Like it or not, net zero will not come easy. Take the cost of changing to electric cars and our homes to heat pumps. You would need twice as much electricity as we use now.
That requires more generating capacity – new power stations – as well as upgrading the national grid and the supplies to most homes.
Apart from the £billions in cost, it has been estimated that between now and 2050, we will need 40,000 additional electricians. Currently, we have 38,000.
Then there’s the inconvenient fact that modernising the grid will require more copper than has been produced in the history of the modern world. More mines, more processing, more greenhouse gasses.
So apart from the cost, even if that were acceptable, it’s clear that scaling up to meet the net zero target will take considerable time.
So, what are the options for a smooth transition to net zero? Are we expected to turn off the gas and take cold baths? Not many would subscribe to that.
Nuclear? They have been working on Hinkley Point for at least 15 years, and there is still no end in sight. In fact, the whole idea that nuclear power is safe and cheap is an oxymoron. Safe, as in Three Mile Island, Fukushima and Chernobyl?
When Chernobyl has devastated 800 square miles of land, more or less the equivalent of Somerset?
Cheap? We still have to pay the bill to clean up the nuclear waste from the first generation of reactors.
Wind power? People object to onshore wind farms, and offshore ones are costly. Then again, the wind does not blow on demand.
Solar? We have barely seen the sun around here since November, and they really are a blot on the landscape.
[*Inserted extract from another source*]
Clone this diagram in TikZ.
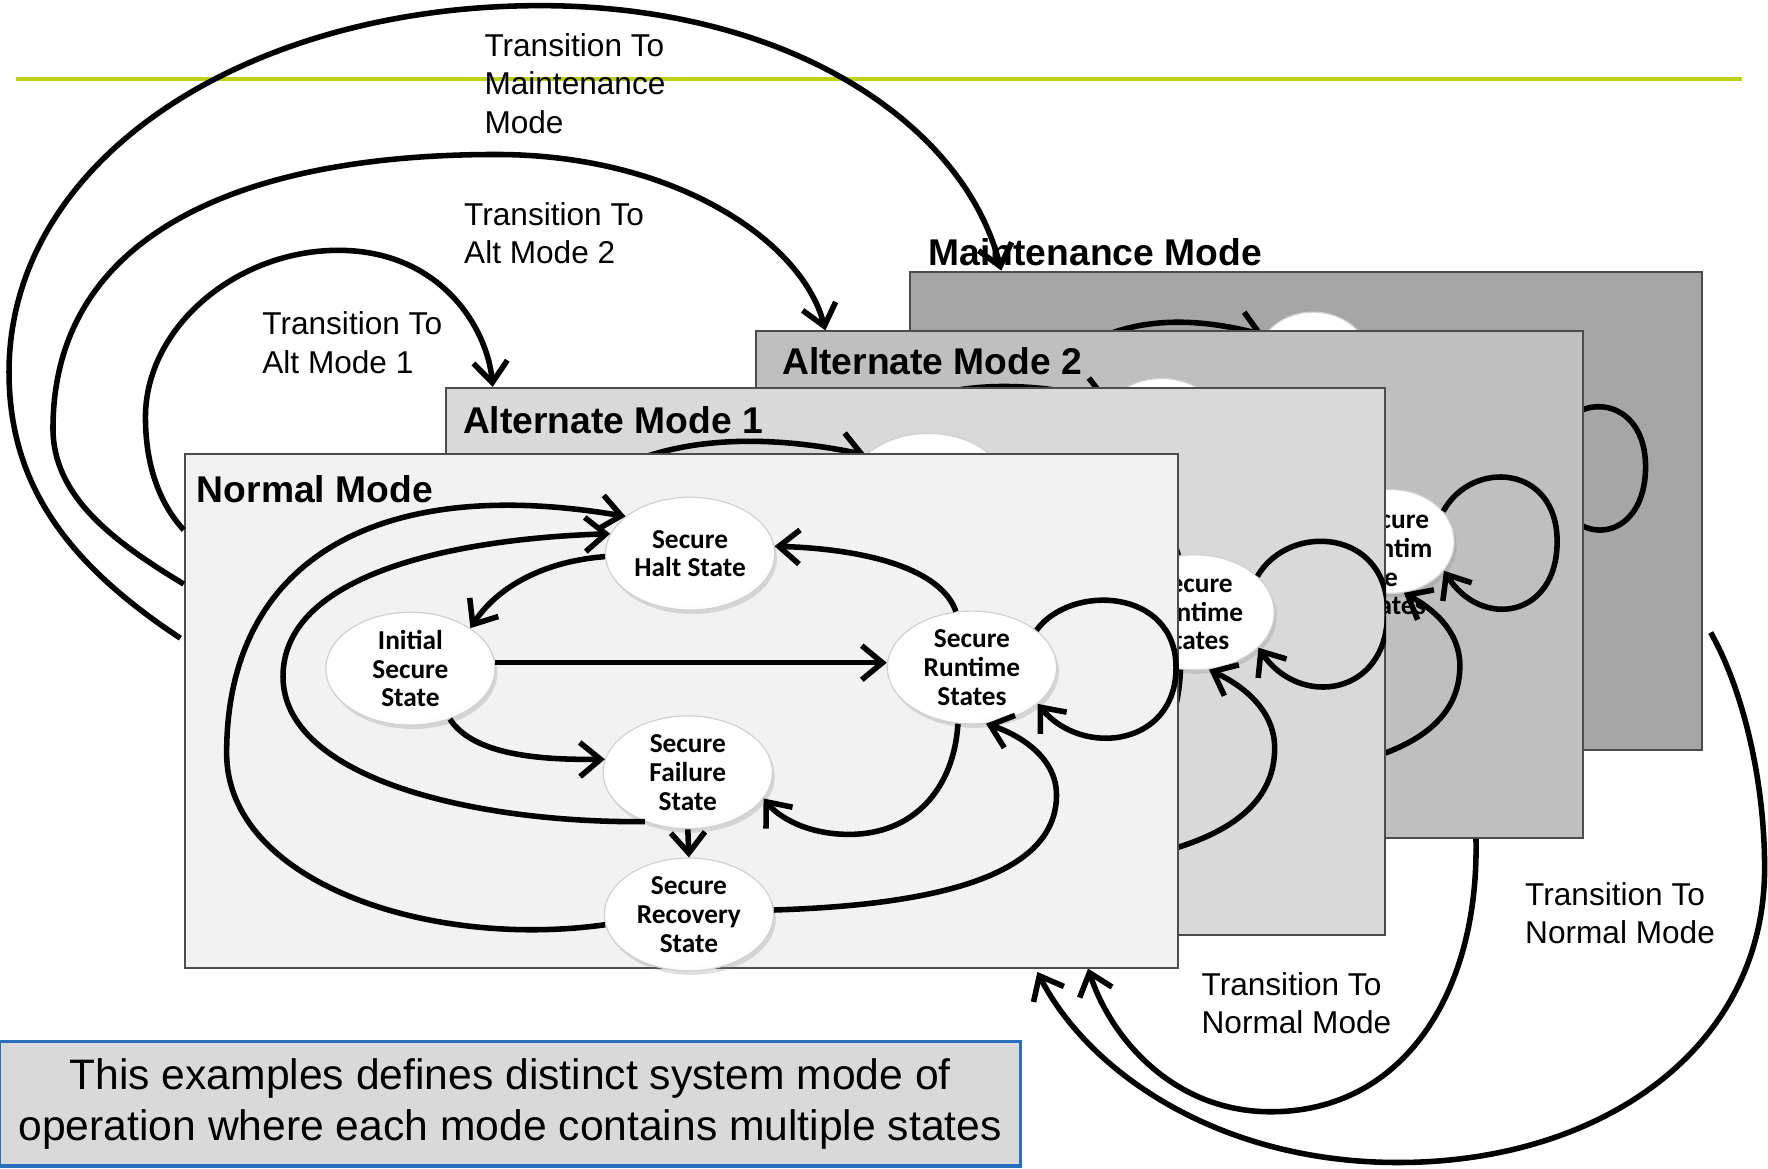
\documentclass[tikz,border=0pt]{standalone}
\usepackage{fontspec}
\setmainfont{Liberation Sans}
\newfontfamily\statefont{Carlito}
\usetikzlibrary{arrows.meta,shapes.geometric,shadows,calc}

\definecolor{normalfill}{HTML}{F2F2F2}
\definecolor{altonefill}{HTML}{D9D9D9}
\definecolor{alttwofill}{HTML}{BFBFBF}
\definecolor{maintfill}{HTML}{A6A6A6}
\definecolor{rulegreen}{RGB}{192,208,20}
\definecolor{noteblue}{RGB}{40,112,190}
\definecolor{notefill}{HTML}{D9D9D9}

% glossy fill of the state bubbles
\pgfdeclareradialshading{statGloss}{\pgfpoint{-4bp}{12bp}}{%
  color(0bp)=(white); color(30bp)=(white); color(44bp)=(black!5);
  color(56bp)=(black!20); color(66bp)=(black!36); color(100bp)=(black!36)}

\tikzset{
  modebox/.style={draw=black!70, line width=0.5pt, inner sep=0pt, anchor=north west},
  statenode/.style={ellipse, inner sep=-14pt, shade, shading=statGloss,
    draw=black!18, line width=0.3pt,
    drop shadow={shadow xshift=0.6pt, shadow yshift=-1pt, opacity=0.25},
    font=\statefont\bfseries\fontsize{6.9pt}{7.26pt}\selectfont,
    align=center, text=black},
  conn/.style={line width=1.4pt, -{Straight Barb[length=5.2pt,width=8.6pt]}},
  modetitle/.style={font=\bfseries\fontsize{9.39pt}{11pt}\selectfont, anchor=west, inner sep=0pt},
  translabel/.style={font=\fontsize{7.97pt}{9.67pt}\selectfont, align=left, anchor=west, inner sep=0pt},
  notebox/.style={draw=noteblue, line width=0.8pt, fill=notefill, inner sep=0pt,
    minimum width=9.05cm, minimum height=1.1cm, align=center,
    font=\fontsize{10.75pt}{12.8pt}\selectfont},
}

% label printers: layers seen only at their edges keep the bubbles blank
\newcommand\shownlabel[1]{#1}
\newcommand\blanklabel[1]{}

% the five states of one mode and the transitions between them
% #1 name prefix, #2 bubble width, #3 bubble height, #4 runtime label,
% #5 label printer for the other states
\newcommand\stategraph[5]{%
  \node[statenode, minimum width=#2, minimum height=#3] (#1halt) at (612,491) {#5{Secure\\Halt State}};
  \node[statenode, minimum width=#2, minimum height=#3] (#1init) at (364,593) {#5{Initial\\Secure\\State}};
  \node[statenode, minimum width=#2, minimum height=#3] (#1run) at (862,592) {#4};
  \node[statenode, minimum width=#2, minimum height=#3] (#1fail) at (610,685) {#5{Secure\\Failure\\State}};
  \node[statenode, minimum width=#2, minimum height=#3] (#1rec) at (611,811) {#5{Secure\\Recovery\\State}};
  \draw[conn] (#1rec.187) .. controls (380,842) and (201,782) .. (201,668)
    .. controls (201,500) and (330,420) .. (#1halt.150);
  \draw[conn] (#1fail.229) .. controls (420,730) and (251,690) .. (251,600)
    .. controls (251,510) and (400,478) .. (#1halt.166);
  \draw[conn] (#1halt.182) .. controls (480,498) and (440,522) .. (#1init.34);
  \draw[conn] (#1init.4) -- (#1run.west |- #1init.4);
  \draw[conn] (#1init.-52) .. controls (420,670) and (480,674) .. (#1fail.171);
  \draw[conn] (#1run.106) .. controls (835,505) and (770,487) .. (#1halt.5);
  \draw[conn] (#1run.256) .. controls (846,700) and (810,740) .. (753,740)
    .. controls (715,740) and (690,724) .. (#1fail.-19);
  \draw[conn] (#1rec.3) .. controls (850,802) and (937,770) .. (937,705)
    .. controls (937,672) and (905,652) .. (#1run.-76);
  \draw[conn] (#1run.30) .. controls (950,517) and (1043,522) .. (1043,592)
    .. controls (1043,662) and (960,672) .. (#1run.-29);
  \draw[conn] (#1fail.south) -- (#1rec.north);
}

\begin{document}
\begin{tikzpicture}[x=0.01cm, y=-0.01cm]
\useasboundingbox (0,0) rectangle (1568,1036);

% header rule
\coordinate (ruleL) at (14,70);
\coordinate (ruleR) at (1545,70);
\draw[rulegreen, line width=1pt] (ruleL) -- (ruleR);

% Maintenance mode (rearmost layer)
\node[modebox, fill=maintfill, minimum width=7.02cm, minimum height=4.24cm] (maint) at (806,240) {};
\begin{scope}
  \clip (maint.north west) rectangle (maint.south east);
  \begin{scope}[shift={(746,-123)}, xscale=0.684, yscale=0.907]
    \stategraph{m}{1.03cm}{0.91cm}{}{\blanklabel}
  \end{scope}
\end{scope}
\node[modetitle] (maintT) at (823,224) {Maintenance Mode};

% Alternate mode 2
\node[modebox, fill=alttwofill, minimum width=7.33cm, minimum height=4.49cm] (alt2) at (670,293) {};
\begin{scope}
  \clip (alt2.north west) rectangle (alt2.south east);
  \begin{scope}[shift={(532,-97)}, xscale=0.814, yscale=0.975]
    \stategraph{b}{1.12cm}{0.92cm}{\mbox{}\\[8pt]Secure\\Runtim\\e\\States}{\blanklabel}
  \end{scope}
\end{scope}
\node[modetitle] (alt2T) at (693,320) {Alternate Mode 2};

% Alternate mode 1
\node[modebox, fill=altonefill, minimum width=8.32cm, minimum height=4.85cm] (alt1) at (395,343) {};
\begin{scope}
  \clip (alt1.north west) rectangle (alt1.south east);
  \begin{scope}[shift={(245,-88)}, xscale=0.945, yscale=1.066]
    \stategraph{a}{1.41cm}{1.02cm}{Secure\\Runtime\\States}{\blanklabel}
  \end{scope}
\end{scope}
\node[modetitle] (alt1T) at (410,373) {Alternate Mode 1};

% Normal mode (front layer)
\node[modebox, fill=normalfill, minimum width=8.8cm, minimum height=4.55cm] (normal) at (163,402) {};
\node[modetitle] (normT) at (174,434) {Normal Mode};
\stategraph{n}{1.5cm}{1cm}{Secure\\Runtime\\States}{\shownlabel}

% transition labels
\node[translabel] (lblMaint) at (429,74) {Transition To\\Maintenance\\Mode};
\node[translabel] (lblAltTwo) at (411,207) {Transition To\\Alt Mode 2};
\node[translabel] (lblAltOne) at (232,304) {Transition To\\Alt Mode 1};
\node[translabel] (lblNormA) at (1065,890) {Transition To\\Normal Mode};
\node[translabel] (lblNormB) at (1352,810) {Transition To\\Normal Mode};

% mode transitions
\draw[conn] ($(normal.north west)+(0,68)$) .. controls (140,445) and (129,410) .. (129,370)
  .. controls (129,290) and (210,222) .. (300,222)
  .. controls (390,222) and (432,290) .. ($(alt1.north west)+(42,0)$);
\draw[conn] ($(normal.north west)+(0,116)$) .. controls (100,480) and (47,440) .. (47,380)
  .. controls (47,210) and (210,137) .. (440,137)
  .. controls (600,137) and (712,215) .. ($(alt2.north west)+(62,0)$);
\draw[conn] ($(normal.north west)+(-3,164)$) .. controls (60,500) and (8,430) .. (8,330)
  .. controls (8,140) and (220,5) .. (479,5)
  .. controls (700,5) and (855,110) .. ($(maint.north west)+(82,0)$);
\draw[conn] ($(alt2.south west)+(639,0)$) .. controls (1312,880) and (1245,986) .. (1127,986)
  .. controls (1040,986) and (985,920) .. ($(normal.south west)+(802,0)$);
\draw[conn] ($(maint.east)+(7,108)$) .. controls (1545,610) and (1565,690) .. (1565,770)
  .. controls (1565,930) and (1420,1031) .. (1240,1031)
  .. controls (1080,1031) and (965,950) .. ($(normal.south west)+(757,3)$);

% note
\node[notebox] (note) at (452.5,979) {This examples defines distinct system mode of\\operation where each mode contains multiple states};
\end{tikzpicture}
\end{document}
Even the USA, that prodigious energy consumer and great polluter, seems to have a better grip on reality than our local protesters.
President Biden (who buys into net zero) is pumping $billions into new technology (batteries, hydrogen, carbon capture) to speed up the transition. They put a man on the Moon; why can’t they pull it off?
But the president is not prepared to sacrifice either US industry or the security of his people on the altar of sanctimonious naivety – especially when China continues to build its economy and military strength on the back of new coal-fired power stations.
Meanwhile, what do we have here in the UK – energy prices double that of the US. How can JCB, Rolls-Royce and Tata compete globally with that burden?
We have people demanding higher wages because they can’t afford to keep their homes warm – and you cannot blame them. In short, we have price inflation because we do not produce enough of our own energy.
While the anti-fracking brigade beat their drums, we are left sitting on a 50-year natural gas supply (plus more of coal).
I say “our own” pointedly because the gas belongs to us, the people. Despite what the protesters would have us believe – “It won’t bring our fuel bills down” – the government can control the price and, like the US, we could have energy at half the price. Just think what that would do for economic growth and cold hands.
It is ironic then that INEOS, who pumped £50m into shale gas exploration, having been told fracking was OFF by Boris, ON by Liz and then OFF by Rishi, has given up.
Well, not quite! They are building five new LNG tankers to carry fracked gas from the USA to their chemical works in Scotland and supply the grid. This undoubtedly keeps those who don’t want to see fracking near them happy.
Meanwhile, our American friends are laughing all the way to the bank.